General Considerations with Address Sharing
The basic elements of any such approach to address sharing involve the CPE equipment at the edge, optionally some form of tunneling of traffic between the CPE and the carrier equipment, and carrier- provided equipment at the edge of the carrier's network (refer to Figure 8).
A variety of technical solutions here involve these basic building blocks, so it is not true to say that this challenge is technically significant. But few ISPs have decided to proceed with large-scale deployment of any form of address-sharing technology for their IPv4 network infrastructure. So what is the problem here?
I suspect that the real concern is the consideration of the relevant business model that would guide this deployment. Today's Internet is large. It encompasses some 1.7 billion human users, a larger pool of devices, and hundreds of millions of individual points of control. If we want to change this deployed system, we will need copious quantities of money, time, and unity of purpose. So do we have money, time, and unity of purpose?
Money is missing: It could be argued that we have left the entire IPv6 transition effort to this late stage because of a lack of money. The main advantage of the Internet was that it was cheap. Packet sharing is intrinsically more efficient than circuit sharing, and the shift in functions of network service management from the network to the customer-owned and -operated endpoints implied further cost savings for the network operator. So the Internet model gained ascendency because for consumers it represented a cost-effective choice. It was cheap.

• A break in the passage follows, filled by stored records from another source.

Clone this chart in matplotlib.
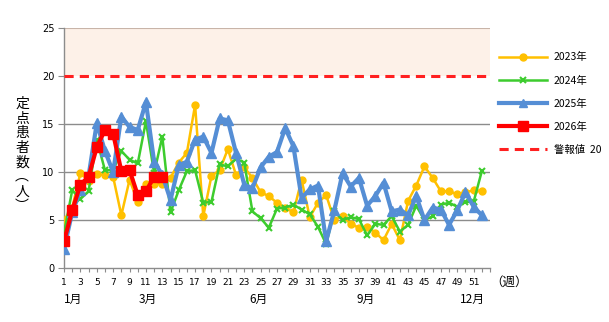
import matplotlib
matplotlib.use("Agg")
import matplotlib.pyplot as plt
from matplotlib.lines import Line2D

plt.rcParams['font.family'] = ['Noto Sans CJK JP', 'DejaVu Sans']

weeks = list(range(1, 53))
y2023 = [5.0, 6.3, 9.9, 9.1, 9.8, 9.7, 9.5, 5.5, 9.2, 6.9, 8.8, 8.8, 8.8, 9.4, 11.0, 12.0, 17.0,
         5.4, 9.6, 10.2, 12.4, 9.7, 10.5, 9.4, 7.9, 7.5, 6.8, 6.3, 5.8, 9.2, 5.3, 6.8, 7.6,
         5.0, 5.4, 4.6, 4.2, 4.3, 3.7, 2.9, 4.6, 2.9, 7.0, 8.6, 10.6, 9.4, 8.0, 8.0, 7.7, 7.9, 8.1, 8.0]
y2024 = [3.6, 8.1, 7.2, 8.0, 13.4, 10.2, 10.2, 12.2, 11.3, 10.9, 15.3, 9.9, 13.7, 5.8, 8.1, 10.1, 10.2,
         6.8, 6.9, 10.8, 10.6, 11.4, 11.0, 5.9, 5.2, 4.2, 6.2, 6.3, 6.6, 6.1, 5.6, 4.3, 2.5,
         5.9, 5.0, 5.3, 5.1, 3.4, 4.6, 4.5, 5.4, 3.8, 4.5, 6.5, 5.0, 5.4, 6.6, 6.8, 6.4, 6.9, 6.9, 10.1]
y2025 = [2.0, 5.8, 8.1, 9.6, 15.1, 12.2, 10.0, 15.8, 14.7, 14.4, 17.3, 11.1, 9.7, 7.1, 10.7, 11.1, 13.4,
         13.7, 12.0, 15.6, 15.4, 12.0, 8.7, 8.3, 10.5, 11.6, 12.1, 14.6, 12.7, 7.3, 8.2, 8.6, 2.8,
         6.0, 9.9, 8.5, 9.4, 6.5, 7.5, 8.9, 5.9, 6.1, 5.5, 7.5, 5.0, 6.3, 6.1, 4.5, 6.0, 7.9, 6.4, 5.5]
weeks2026 = list(range(1, 14))
y2026 = [2.8, 6.0, 8.7, 9.5, 12.6, 14.4, 14.0, 10.1, 10.2, 7.6, 8.0, 9.5, 9.5]
alarm = 20
xtick_labels = [str(w) for w in range(1, 52, 2)]
month_labels = ['1月', '3月', '6月', '9月', '12月']
month_pos = [2.1, 11.2, 24.8, 37.8, 50.9]

fig = plt.figure(figsize=(6.09, 3.22), dpi=100)
ax = fig.add_axes([64/609, 1-268/322, (490-64)/609, (268-28.3)/322])

ax.axhspan(20, 25, facecolor='#FDF1E8', edgecolor='none', zorder=0)
for g in [5, 10, 15]:
    ax.axhline(g, color='#8C8C8C', lw=1.0, zorder=1)
ax.axhline(25, color='#C8B4A8', lw=0.8, zorder=1)

ax.plot(weeks, y2023, color='#FFC000', lw=1.8, marker='o', ms=5, zorder=3, label='2023年')
ax.plot(weeks, y2024, color='#3DCC2E', lw=1.8, marker='x', ms=5, mew=1.5, zorder=4, label='2024年')
ax.plot(weeks, y2025, color='#558ED5', lw=3.0, marker='^', ms=7, zorder=5, label='2025年')
ax.plot(weeks2026, y2026, color='#FF0000', lw=3.0, marker='s', ms=7, zorder=6, label='2026年')
ax.axhline(alarm, color='#FF2020', lw=2.2, ls=(0, (3, 2)), zorder=7, label='警報値 20')

ax.set_xlim(1, 53)
ax.set_ylim(0, 25)
ax.set_yticks([0, 5, 10, 15, 20, 25])
ax.set_yticklabels(['0', '5', '10', '15', '20', '25'], fontsize=7, family='DejaVu Sans')
ax.set_xticks(list(range(1, 54)))
ax.set_xticklabels([str(w) if (w % 2 == 1 and w <= 51) else '' for w in range(1, 54)],
                   fontsize=6.5, family='DejaVu Sans')
ax.tick_params(axis='x', length=3, color='#8C8C8C', pad=4)
ax.tick_params(axis='y', length=4, color='#8C8C8C', pad=3, direction='out')
for s in ['top', 'right']:
    ax.spines[s].set_visible(False)
for s in ['left', 'bottom']:
    ax.spines[s].set_color('#8C8C8C')
    ax.spines[s].set_linewidth(1.0)

ax.text(53.0, -1.45, '（週）', fontsize=9, ha='left', va='center', clip_on=False)
for lab, p in zip(month_labels, month_pos):
    ax.text(p, -3.3, lab, fontsize=8.5, ha='center', va='center', clip_on=False)

fig.text(22/609, 1-155/322, '定\n点\n患\n者\n数\n︵\n人\n︶', fontsize=10, ha='center', va='center',
         linespacing=1.05)

handles = [
    Line2D([], [], color='#FFC000', lw=1.8, marker='o', ms=5),
    Line2D([], [], color='#3DCC2E', lw=1.8, marker='x', ms=5, mew=1.5),
    Line2D([], [], color='#558ED5', lw=3.0, marker='^', ms=6),
    Line2D([], [], color='#FF0000', lw=3.0, marker='s', ms=7),
    Line2D([], [], color='#FF2020', lw=2.2, ls=(0, (3, 2))),
]
labels = ['2023年', '2024年', '2025年', '2026年', '警報値  20']
fig.legend(handles, labels, loc='upper left', bbox_to_anchor=(490/609, 1-43/322), frameon=False,
           fontsize=7.5, handlelength=4.6, labelspacing=1.25, handletextpad=0.6)

fig.savefig('out.png', dpi=100)
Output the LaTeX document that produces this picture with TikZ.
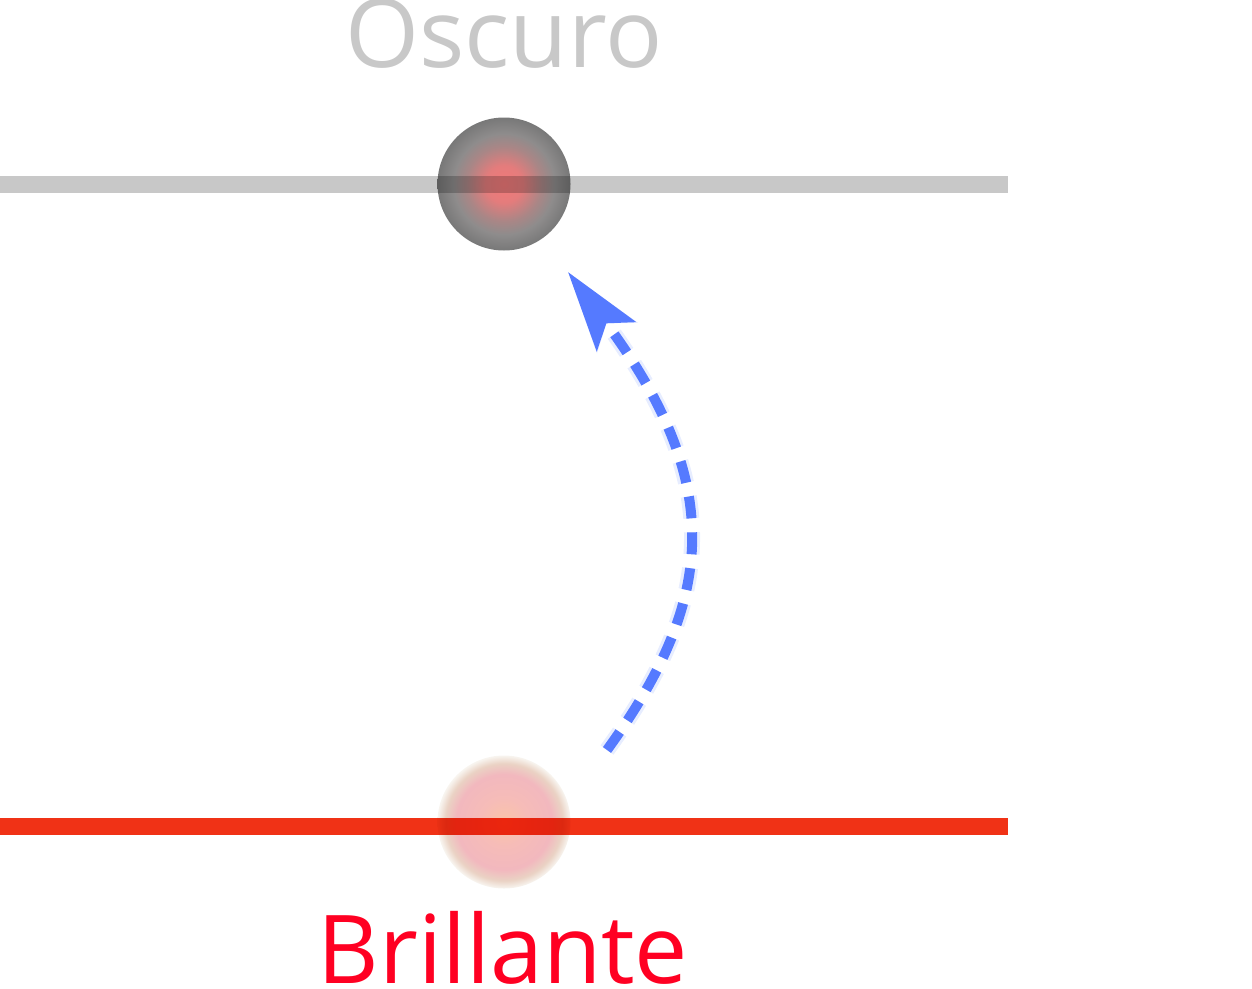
\documentclass[tikz,border=0pt]{standalone}
\usepackage{fontspec}
\setmainfont{Open Sans}
\usetikzlibrary{arrows.meta}
\definecolor{linegray}{RGB}{200,200,200}
\definecolor{linered}{RGB}{240,50,22}
\definecolor{txtred}{RGB}{255,0,34}
\definecolor{arrblue}{RGB}{85,122,255}
\definecolor{glowblue}{RGB}{160,182,255}
\definecolor{dA}{RGB}{242,122,122}
\definecolor{dB}{RGB}{228,124,124}
\definecolor{dC}{RGB}{170,134,134}
\definecolor{dD}{RGB}{142,140,140}
\definecolor{dE}{RGB}{120,120,120}
\definecolor{bA}{RGB}{250,196,168}
\definecolor{bB}{RGB}{246,188,184}
\definecolor{bC}{RGB}{242,184,190}
\definecolor{bD}{RGB}{234,210,196}
\definecolor{bE}{RGB}{248,245,240}
\pgfdeclareradialshading{darkball}{\pgfpoint{0bp}{0bp}}{color(0bp)=(dA); color(7bp)=(dB); color(14bp)=(dC); color(19bp)=(dD); color(25bp)=(dE); color(50bp)=(dE)}
\pgfdeclareradialshading{brightball}{\pgfpoint{0bp}{0bp}}{color(0bp)=(bA); color(9bp)=(bB); color(18bp)=(bC); color(22bp)=(bD); color(25bp)=(bE); color(50bp)=(bE)}
\newcommand\lblfont{\fontsize{95}{114}\selectfont}
\tikzset{
  ball/.style={circle, minimum size=133pt, inner sep=0pt, draw=none},
  level/.style={line width=17pt},
  lbl/.style={anchor=base, inner sep=0pt, font=\lblfont},
  jump/.style={line width=10pt, arrblue, dash pattern=on 22pt off 14pt,
    -{Stealth[length=80pt,width=48pt,inset=16pt]}},
  jumpglow/.style={line width=16pt, glowblue, opacity=0.25, dash pattern=on 22pt off 14pt,
    -{Stealth[length=80pt,width=48pt,inset=16pt]}},
}
\begin{document}
\begin{tikzpicture}[x=1pt,y=-1pt]
\useasboundingbox (0,0) rectangle (1252,988);
% circles
\node[ball, shading=darkball] (dark) at (504,184) {};
\node[ball, shading=brightball] (bright) at (504,822) {};
% level lines
\coordinate (topL) at (0,184);
\coordinate (topR) at (1008,184);
\coordinate (botL) at (0,826);
\coordinate (botR) at (1008,826);
\begin{scope}[blend mode=multiply]
\draw[level, linegray] (topL) -- (topR);
\draw[level, linered] (botL) -- (botR);
\end{scope}
% arrow
\coordinate (arrS) at (607,750);
\coordinate (arrE) at (568,272);
\draw[jumpglow] (arrS) .. controls (714,602) and (728,486) .. (arrE);
\draw[jump] (arrS) .. controls (714,602) and (728,486) .. (arrE);
% labels
\node[lbl, text=linegray] (oscuro) at (504,67) {Oscuro};
\node[lbl, text=txtred] (brillante) at (503,983) {Brillante};
\end{tikzpicture}
\end{document}
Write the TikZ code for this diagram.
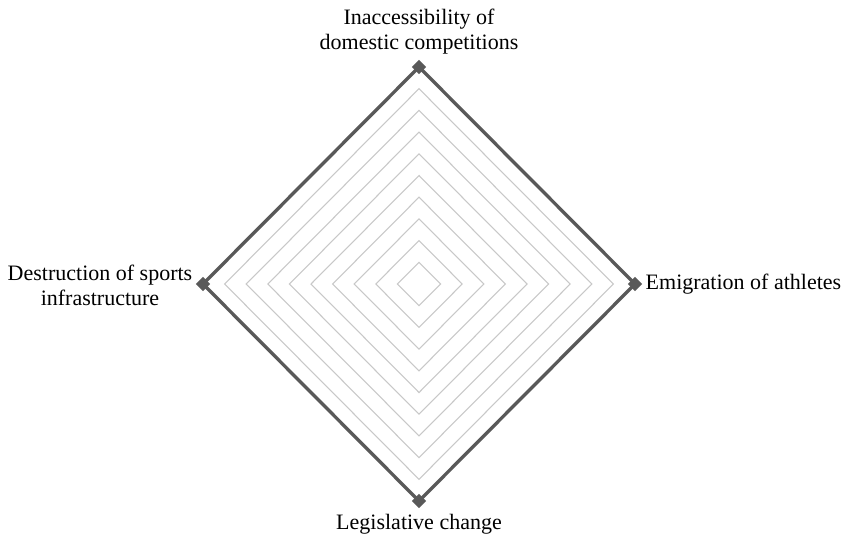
\documentclass[tikz,border=0pt]{standalone}
\usepackage{fontspec}
\setmainfont{Liberation Serif}
\usepackage{tikz}
\usetikzlibrary{shapes.geometric}
\usepackage{xcolor}
\definecolor{series}{HTML}{595959}
\definecolor{gridln}{HTML}{C8C8C8}

\begin{document}
\begin{tikzpicture}[x=0.75pt,y=-0.75pt,every node/.style={font=\fontsize{16.5}{18.75}\selectfont},
  pt/.style={diamond,fill=series,inner sep=0pt,minimum size=11pt}]
\useasboundingbox (0,0) rectangle (847,536);
% grid rings
\foreach \r in {1,...,10}
  \draw[gridln,line width=0.8pt] (419,284-21.7*\r) -- (419+21.6*\r,284) -- (419,284+21.7*\r) -- (419-21.6*\r,284) -- cycle;
% data points
\node[pt] (vi) at (419,67) {};
\node[pt] (ve) at (635,284) {};
\node[pt] (vl) at (419,501) {};
\node[pt] (vd) at (203,284) {};
\draw[series,line width=2.5pt,line join=miter] (vi.center) -- (ve.center) -- (vl.center) -- (vd.center) -- cycle;
% axis labels
\node[align=center] (li) at (419,32) {Inaccessibility of\\domestic competitions};
\node[anchor=west] (le) at (641,284) {Emigration of athletes};
\node (ll) at (419,524) {Legislative change};
\node[align=center] (ld) at (100,285) {Destruction of sports\\infrastructure};
\end{tikzpicture}
\end{document}
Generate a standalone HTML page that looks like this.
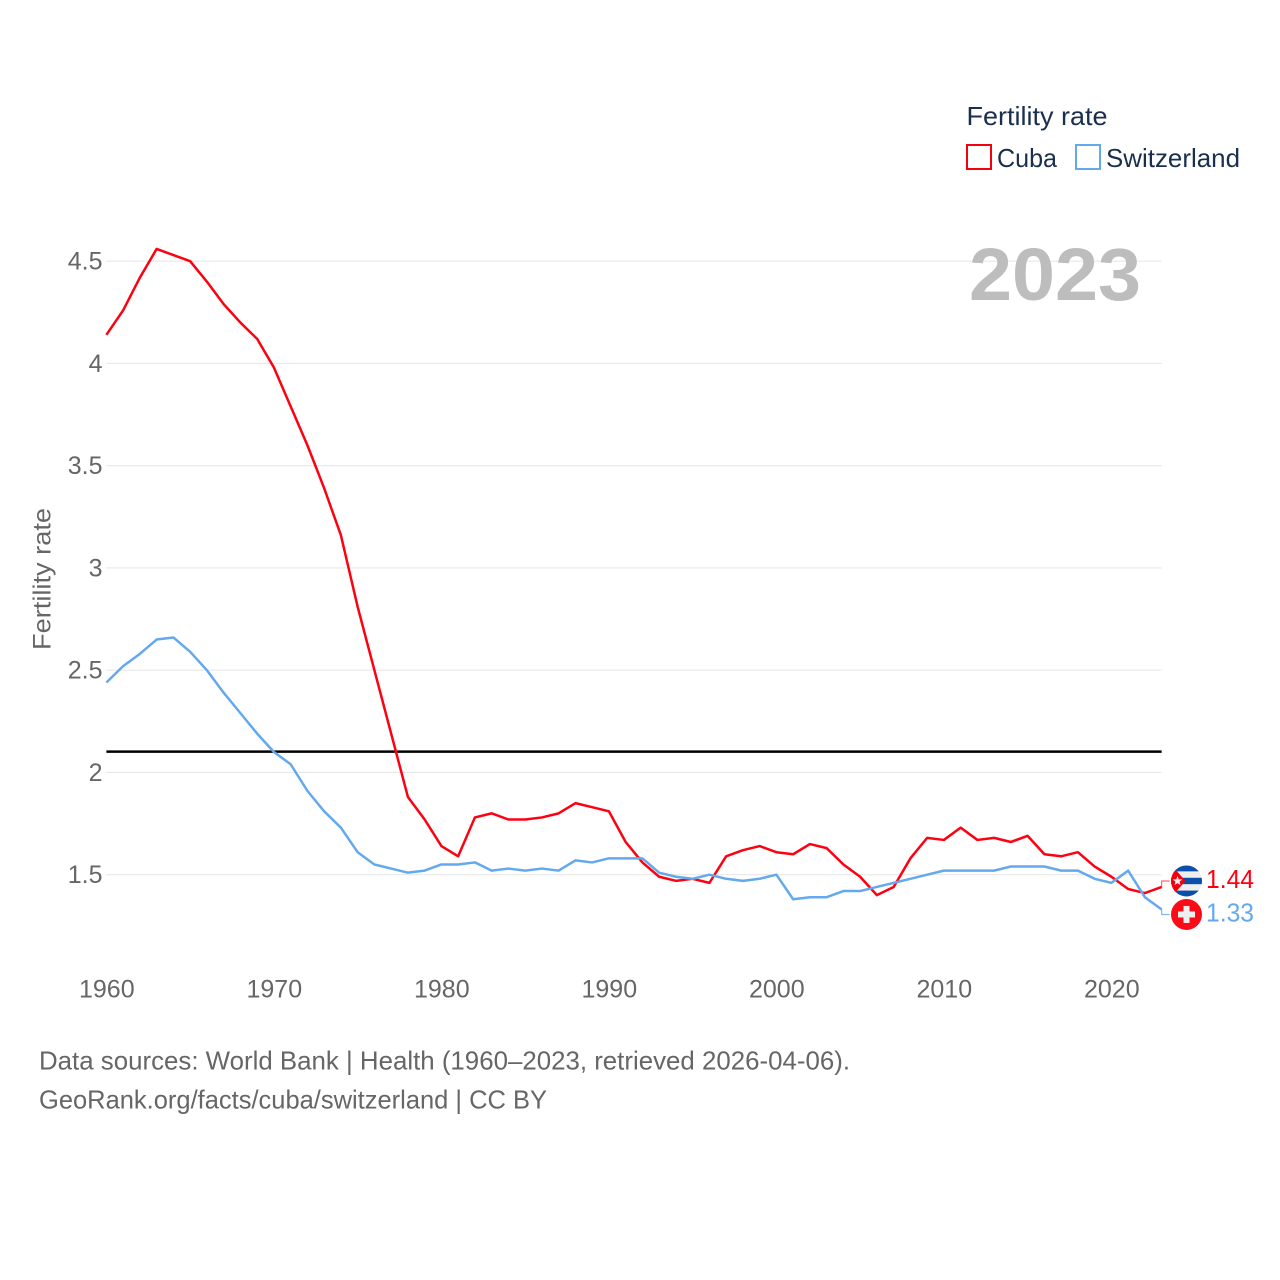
<!DOCTYPE html>
<html lang="en">
<head>
<meta charset="utf-8">
<title>Fertility rate: Cuba and Switzerland</title>
<style>
  html, body { margin: 0; padding: 0; background: #fff; }
  svg { display: block; font-family: "Liberation Sans", sans-serif; }
  .tick { font-size: 25px; fill: #666; }
</style>
</head>
<body>
<svg id="chart" xmlns="http://www.w3.org/2000/svg" width="1280" height="1280" viewBox="0 0 1280 1280">
  <rect x="0" y="0" width="1280" height="1280" fill="#fff"/>

  <g id="grid"></g>
  <g id="y-ticks"></g>
  <g id="x-ticks"></g>

  <text transform="translate(50.5,579) rotate(-90)" text-anchor="middle" font-size="25" fill="#666" textLength="142" lengthAdjust="spacingAndGlyphs">Fertility rate</text>

  <text x="969" y="300" font-size="74" font-weight="700" fill="#bdbdbd" textLength="172" lengthAdjust="spacingAndGlyphs">2023</text>

  <g>
    <text x="966.5" y="125" font-size="26" fill="#1a2f4d" textLength="141" lengthAdjust="spacingAndGlyphs">Fertility rate</text>
    <g>
      <rect x="967" y="145" width="24" height="24" fill="#fff" stroke="#f5000f" stroke-width="2"/>
      <text x="997" y="167" font-size="26" fill="#1a2f4d" textLength="60" lengthAdjust="spacingAndGlyphs">Cuba</text>
    </g>
    <g>
      <rect x="1076" y="145" width="24" height="24" fill="#fff" stroke="#64a9ee" stroke-width="2"/>
      <text x="1106" y="167" font-size="26" fill="#1a2f4d" textLength="134" lengthAdjust="spacingAndGlyphs">Switzerland</text>
    </g>
  </g>

  <line id="ref-line" stroke="#000" stroke-width="2.5"/>
  <polyline id="line-cuba" fill="none" stroke="#ff0011" stroke-width="2.5" stroke-linejoin="round"/>
  <polyline id="line-switzerland" fill="none" stroke="#64a9ee" stroke-width="2.5" stroke-linejoin="round"/>

  <polyline id="connector-cuba" fill="none" stroke="#ff0011" stroke-opacity="0.6" stroke-width="1.2"/>
  <polyline id="connector-switzerland" fill="none" stroke="#64a9ee" stroke-opacity="0.8" stroke-width="1.2"/>

  <defs>
    <clipPath id="flag-clip"><circle cx="0" cy="0" r="15.5"/></clipPath>
  </defs>

  <g id="flag-cuba">
    <g clip-path="url(#flag-clip)">
      <rect x="-16" y="-16" width="32" height="32" fill="#eeeeee"/>
      <rect x="-16" y="-16" width="32" height="6.4" fill="#0a50a8"/>
      <rect x="-16" y="-3.2" width="32" height="6.4" fill="#0a50a8"/>
      <rect x="-16" y="9.6" width="32" height="6.4" fill="#0a50a8"/>
      <polygon points="-16,-17 -1,0 -16,17" fill="#f5000f"/>
      <polygon points="-9,-5 -7.7,-1.6 -4.2,-1.6 -7,0.7 -6,4.2 -9,2.2 -12,4.2 -11,0.7 -13.8,-1.6 -10.3,-1.6" fill="#eeeeee"/>
    </g>
  </g>
  <g id="flag-switzerland">
    <circle cx="0" cy="0" r="15.5" fill="#fb0a17"/>
    <rect x="-3" y="-8.5" width="6" height="17" fill="#eeeeee"/>
    <rect x="-8.5" y="-3" width="17" height="6" fill="#eeeeee"/>
  </g>

  <text id="value-cuba" x="1206" font-size="26" fill="#ff0011" textLength="48" lengthAdjust="spacingAndGlyphs"></text>
  <text id="value-switzerland" x="1206" font-size="26" fill="#64a9ee" textLength="48" lengthAdjust="spacingAndGlyphs"></text>

  <g>
    <text x="39" y="1069.5" font-size="26" fill="#666" textLength="811" lengthAdjust="spacingAndGlyphs">Data sources: World Bank | Health (1960–2023, retrieved 2026-04-06).</text>
    <text x="39" y="1108.5" font-size="26" fill="#666" textLength="508" lengthAdjust="spacingAndGlyphs">GeoRank.org/facts/cuba/switzerland | CC BY</text>
  </g>
</svg>

<script>
const firstYear = 1960;
const cubaValues = [4.14,4.26,4.42,4.56,4.53,4.50,4.40,4.29,4.20,4.12,3.98,3.79,3.60,3.39,3.16,2.81,2.50,2.19,1.88,1.77,1.64,1.59,1.78,1.80,1.77,1.77,1.78,1.80,1.85,1.83,1.81,1.66,1.56,1.49,1.47,1.48,1.46,1.59,1.62,1.64,1.61,1.60,1.65,1.63,1.55,1.49,1.40,1.44,1.58,1.68,1.67,1.73,1.67,1.68,1.66,1.69,1.60,1.59,1.61,1.54,1.49,1.43,1.41,1.44];
const switzerlandValues = [2.44,2.52,2.58,2.65,2.66,2.59,2.50,2.39,2.29,2.19,2.10,2.04,1.91,1.81,1.73,1.61,1.55,1.53,1.51,1.52,1.55,1.55,1.56,1.52,1.53,1.52,1.53,1.52,1.57,1.56,1.58,1.58,1.58,1.51,1.49,1.48,1.50,1.48,1.47,1.48,1.50,1.38,1.39,1.39,1.42,1.42,1.44,1.46,1.48,1.50,1.52,1.52,1.52,1.52,1.54,1.54,1.54,1.52,1.52,1.48,1.46,1.52,1.39,1.33];
const yTickValues = [1.5,2,2.5,3,3.5,4,4.5];
const yTickLabels = ["1.5","2","2.5","3","3.5","4","4.5"];
const xTickYears = [1960,1970,1980,1990,2000,2010,2020];
const referenceRate = 2.1;

const NS = "http://www.w3.org/2000/svg";
const xOf = year => 106.4 + (year - 1960) * 16.75;
const yOf = value => 874.7 - (value - 1.5) * 204.5;
const plotLeft = xOf(1960);
const plotRight = xOf(2023);

function make(tag, parent, attrs, text) {
  const el = document.createElementNS(NS, tag);
  for (const k in attrs) el.setAttribute(k, attrs[k]);
  if (text !== undefined) el.textContent = text;
  parent.appendChild(el);
  return el;
}

const gridGroup = document.getElementById("grid");
const yGroup = document.getElementById("y-ticks");
const xGroup = document.getElementById("x-ticks");

yTickValues.forEach((v, i) => {
  const gl = make("line", gridGroup, {x1: plotLeft, x2: plotRight, y1: yOf(v), y2: yOf(v), stroke: "#e8e8e8", "stroke-width": 1.2});
  
  
  const t = make("text", yGroup, {x: 102.5, y: yOf(v) + 8.5, "text-anchor": "end", class: "tick"}, yTickLabels[i]);
  
  
});

xTickYears.forEach(year => {
  const t = make("text", xGroup, {x: xOf(year) + 0.4, y: 997.5, "text-anchor": "middle", class: "tick"}, String(year));
  
  
});

const refLine = document.getElementById("ref-line");
refLine.setAttribute("x1", plotLeft);
refLine.setAttribute("x2", plotRight);
refLine.setAttribute("y1", yOf(referenceRate) - 0.4);
refLine.setAttribute("y2", yOf(referenceRate) - 0.4);

function pointsFor(values) {
  return values.map((v, i) => xOf(firstYear + i).toFixed(2) + "," + yOf(v).toFixed(2)).join(" ");
}
document.getElementById("line-cuba").setAttribute("points", pointsFor(cubaValues));
document.getElementById("line-switzerland").setAttribute("points", pointsFor(switzerlandValues));

function endLabel(key, values, offset) {
  const last = values[values.length - 1];
  const endY = yOf(last);
  const labelY = endY + offset;
  document.getElementById("connector-" + key).setAttribute("points",
    plotRight + "," + endY + " " + plotRight + "," + labelY + " " + (plotRight + 8) + "," + labelY);
  document.getElementById("flag-" + key).setAttribute("transform", "translate(1186.5," + labelY + ")");
  const label = document.getElementById("value-" + key);
  label.setAttribute("y", labelY + 7.2);
  label.textContent = last.toFixed(2);
}
endLabel("cuba", cubaValues, -6);
endLabel("switzerland", switzerlandValues, 5);
</script>
</body>
</html>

But what does IPv6 offer consumers? For existing Internet consumers it appears that IPv6 does not offer anything that they don't already have with IPv4—it offers mail, the web, various forms of voice services, and games. So consumers are not exactly motivated to pay more for the same services they already enjoy today.
In addition, it would appear that the ISP must carry this cost without incremental revenue from its customer base. But the ISP industry has managed to shave most of its revenue margins in a highly competitive industry, and at the same time lose control of services, their delivery, and their potentially lucrative revenue margins. Thus the ISP industry has been collectively idle in this area not because it cannot see the problem in terms of the imminent exhaustion of IPv4, but because it has little choice because of financial constraints that have prevented it from making the necessary longer-term investments in IPv6. So if the ISP industry has been unwilling to invest in IPv6 so far, then what incentive is there for it to invest in IPv6 and at the same time also invest in these IPv4 address-sharing measures? Is the lure of new, low-margin customers sufficient incentive to make such investments in this carrier-grade equipment? Or is the business case still insufficiently attractive?
Time is missing: The unallocated IPv4 address pool is already visibly waning. Without any form of last-minute rush, the pool will be around for the next 2 years, or until 2012 or so. But with any form of typical last-minute rush, this pool could be depleted in the coming months rather than in the coming years. Can we do what we need to do to get any of these approaches to a state of mass-market deployment in the next few months? All these approaches appear to be at the early stages of a timeline that starts with research and then moves on to development, prototyping, and trials; then to standards activity and industry engagement to orchestrate supply lines for end user equipment, ISP equipment, and definition of operational practices; then to product and service development; and finally, to deployment. For an industry that is the size of the Internet, "technical agility" is now an obsolete historical term. Even with money and unity of purpose this process will take some years, and without money—or even the lure of money—it becomes a far more protracted process, as we have seen already with IPv6 deployment.
And do we have unity of purpose here? Do we agree on an approach to address sharing that will allow players to perform their tasks? That will allow consumer product vendors to develop the appropriate product? That will allow application developers to develop applications that will operate successfully in this environment? That will allow the end user platform vendors to incorporate the appropriate functions in the operating system stacks? That will allow ISPs to integrate vendors' productions into their operational environments? Right now it is pretty clear that what we have is a set of ideas, each of which has relative merits and disadvantages, and no real unity of purpose.
It is easy to be pessimistic at this stage, given that the real concerns here appear to be related more to the factors associated with a very large industry attempting to respond to a very challenging change in the environment in which it operates. The question here is not really whether Address Plus Port routing is technically inferior to Dual-Stack Lite, or whether Carrier-Grade NATs are technically better or worse than either of these approaches. The question here is whether this industry as a whole will be able to sustain its momentum and growth across this hiatus. And, from this perspective, I believe that such pessimism about the future of the Internet is unwarranted.
The communications industry has undergone significant technological changes over the years, and this change is one more in the sequence. Some of these transformations have been radical in their effect, such as the introduction of the telephone in the late nineteenth century, whereas others have been more subtle, such as in the introduction of digital technology to telephony in the latter part of twentieth century, replacing the earlier analogue circuit model of telephony carriage. Some changes have been associated with high levels of risk, and we have seen a myriad of smaller, more agile players enter the market to lead the change while the more risk-averse enterprises stand back. On the other hand, other changes require the leverage of economies of scale, and we have seen market consolidation behind a smaller number of highly capitalized players.
My personal opinion is that the Dual-Stack Lite approach is the best one, because it appears to be technically elegant. I suspect, however, that the lowest-common-denominator fall-back position that this somewhat conservative industry will adopt will rely strongly on Carrier-Grade NATs, and the industry is likely to eschew the more complex support mechanisms required by the various permutations of Address Plus Port routing.